John Lewis warns Amazon’s tax avoidance will drive UK companies out of business

The UK Government must address the “Amazon tax issue” or risk driving law abiding UK based retailers out of business the managing director of John Lewis has warned.Andy Street said Amazon would “out-invest” and “out-trade” UK companies if the Government does not take action to force the online retailer to pay tax fairly in Britain.

“There is less money to invest if you are giving 27 pc of your profits to the Exchequer,” Mr Street told Sky’s Jeff Randall. “Clearly, if you are domiciled in a tax haven you’ve got much more money. Amazon will out invest and ultimately out trade us. And that means there will not be a tax base in the UK.”

Mr Street said that both HMRC and the Treasury had to look at ensuring that money “earned in a particular country” was “taxed in that country”.

The comments come in the wake of Amazon’s showdown with MPs, who this week called the online retailer “immoral” for diverting profits to Luxembourg and demanded the company send a more “senior” executive to answer further questions.

The Public Accounts Committee, led by Margaret Hodge, scolded Andrew Cecil, head of public policy at Amazon, for stonewalling the Committee with “unacceptable nonsence.”

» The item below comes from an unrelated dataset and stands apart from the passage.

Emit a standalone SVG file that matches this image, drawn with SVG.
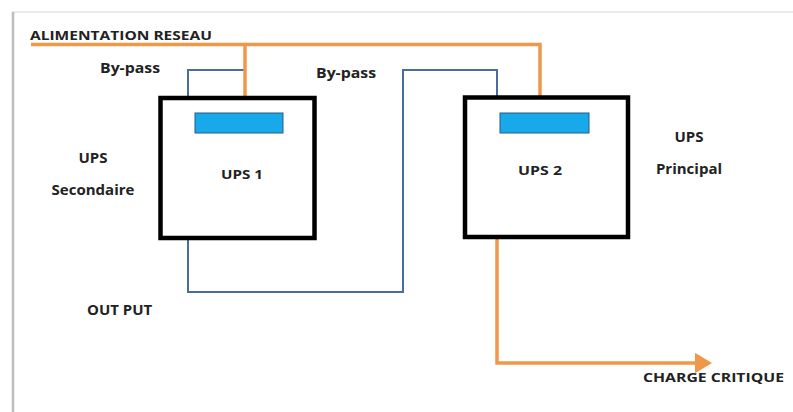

The company has sparked outrage because despite having warehouses in the UK and employing 15,000 people, it drives all of its sales through Luxembourg.

According to conservative MP Charlie Elphicke, last year Amazon’s UK sales amounted to £3.9 billion but the company paid just £1.9 million in tax – the equivalent of just 2.5pc of its estimated profits, based on its global operating margin.

The Committee has now demanded Amazon produce all the details of its Luxembourg holding company before November 20.

Amazon also has to give a clear breakdown of how much it earns in the UK and what proportion of its EU sales originate in Britain.

Google and Starbucks were also at the PAC hearing and have been asked to produce further information. Starbucks will have to disclose the terms of its “sweetheart” tax deal with Dutch authorities and prove that it was asked by the Netehrlands to keep those details secret.